I really enjoyed the prompts or “reflective pauses” that are peppered throughout the book, this one came after the poem, Chore by Angela Narciso Torres and encouraged you to consider the mundane chores we have to do like loading the dishwasher or hanging out the washing and how those quiet moments in our days are also sacred.

Which also made me think to a poem I’d read earlier in the year called White Towels by Richard Jones.

White Towels

I have been studying the difference
between solitude and loneliness,
telling the story of my life
to the clean white towels taken warm from the dryer.
I carry them through the house
as though they were my children
asleep in my arms.

Small Kindness by Danusha Laméris, is the first poem in this anthology and is also the one I have seen endlessly reposted on social media this year, in the same way, Good Bones by Maggie Smith was the poem that spoke to 2020, Small Kindnesses speaks to now.

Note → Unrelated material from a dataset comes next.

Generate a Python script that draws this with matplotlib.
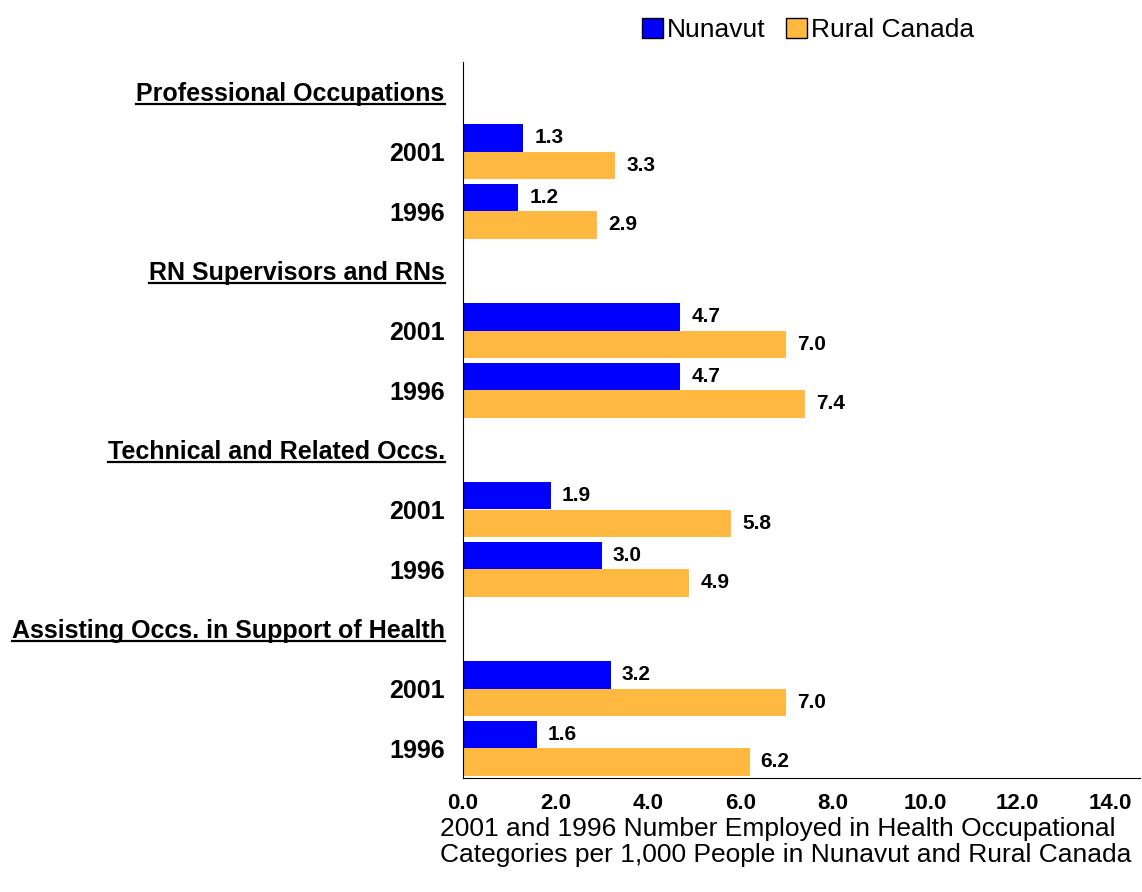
import matplotlib.pyplot as plt
from matplotlib.patches import Patch
from matplotlib.lines import Line2D

plt.rcParams['font.family'] = ['Liberation Sans', 'DejaVu Sans']

# data
groups = ['Professional Occupations', 'RN Supervisors and RNs',
          'Technical and Related Occs.', 'Assisting Occs. in Support of Health']
years = ['2001', '1996']
nunavut = [[1.3, 1.2], [4.7, 4.7], [1.9, 3.0], [3.2, 1.6]]
rural = [[3.3, 2.9], [7.0, 7.4], [5.8, 4.9], [7.0, 6.2]]
xticks = [0, 2, 4, 6, 8, 10, 12, 14]
blue = '#0000FF'
orange = '#FFB940'

fig = plt.figure(figsize=(11.42, 8.92), dpi=100)
ax = fig.add_axes([463 / 1142, 1 - 778 / 892, (1140 - 463) / 1142, (778 - 62) / 892])

h = 0.46
row_pos, row_lab, head_pos = [], [], []
for g in range(len(groups)):
    base = g * 3
    head_pos.append(base)
    for k in range(len(years)):
        y = base + 1 + k
        row_pos.append(y)
        row_lab.append(years[k])
        nv, rv = nunavut[g][k], rural[g][k]
        ax.barh(y - h / 2, nv, height=h, color=blue)
        ax.barh(y + h / 2, rv, height=h, color=orange)
        ax.annotate(f'{nv:.1f}', (nv, y - h / 2), xytext=(8, 0), textcoords='offset points',
                    va='center', ha='left', fontsize=15, fontweight='bold')
        ax.annotate(f'{rv:.1f}', (rv, y + h / 2), xytext=(8, 0), textcoords='offset points',
                    va='center', ha='left', fontsize=15, fontweight='bold')

ax.set_ylim(11.5, -0.5)
ax.set_xlim(0, 14.65)
ax.set_yticks(row_pos)
ax.set_yticklabels(row_lab, fontsize=18, fontweight='bold')
ax.set_xticks(xticks)
ax.set_xticklabels([f'{v:.1f}' for v in xticks], fontsize=16, fontweight='bold')
ax.tick_params(length=0)
ax.tick_params(axis='x', pad=11)
ax.tick_params(axis='y', pad=13)
for s in ['top', 'right']:
    ax.spines[s].set_visible(False)

# underlined group headers
heads = []
for g, y in zip(groups, head_pos):
    t = ax.text(-0.027, y + 0.03, g, transform=ax.get_yaxis_transform(), ha='right', va='center',
                fontsize=18, fontweight='bold')
    heads.append(t)
fig.canvas.draw()
r = fig.canvas.get_renderer()
inv = fig.transFigure.inverted()
for t in heads:
    bb = t.get_window_extent(r)
    (x0, y0), (x1, _) = inv.transform([(bb.x0, bb.y0), (bb.x1, bb.y1)])
    fig.add_artist(Line2D([x0, x1], [y0 + 0.002, y0 + 0.002], color='black', lw=1.6,
                          transform=fig.transFigure))

handles = [Patch(facecolor=blue, edgecolor='black', label='Nunavut'),
           Patch(facecolor=orange, edgecolor='black', label='Rural Canada')]
fig.legend(handles=handles, loc='center', bbox_to_anchor=(808 / 1142, 1 - 30 / 892), ncol=2,
           frameon=False, fontsize=19, handlelength=0.8, handleheight=0.8,
           handletextpad=0.15, columnspacing=0.8)

fig.text(440 / 1142, 1 - 842 / 892,
         '2001 and 1996 Number Employed in Health Occupational\n'
         'Categories per 1,000 People in Nunavut and Rural Canada',
         ha='left', va='center', fontsize=19, linespacing=1.15)

fig.savefig('out.png', dpi=100)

The prompt was to make an effort to notice the kindnesses you see or experience in a week. Here are a couple of mine!

Another poem in the anthology that I really loved was, Love Portions by Julia Alvarez, “love should be unbalanced, a circus clown carrying a tower of cups and saucers who slips on a banana peel and lands with every cup still full of hot coffee – well, almost every cup” Julia’s poem reminded me of the famous poem by Auden, The More Loving One.

If equal affection cannot be,

Let the more loving one be me

WH Auden The More Loving one

Other poems were more poignant, like, In Praise of Dirty Socks by Lailah Dainin Shima, ‘long-ago weeks, when chemo pinned me like a butterfly, too nauseous to nag, she cleaned her things, like saying a spell, like making a wish”, which I found unexpectedly touching.

Another thing I really appreciated about this anthology was how diverse it was, there were so many poems by women and women of colour were also represented throughout. I was also impressed with how the poems included for the most part where by living poets.

I received an advanced review copy of this book from Net Galley in return for an honest review, all views expressed my own.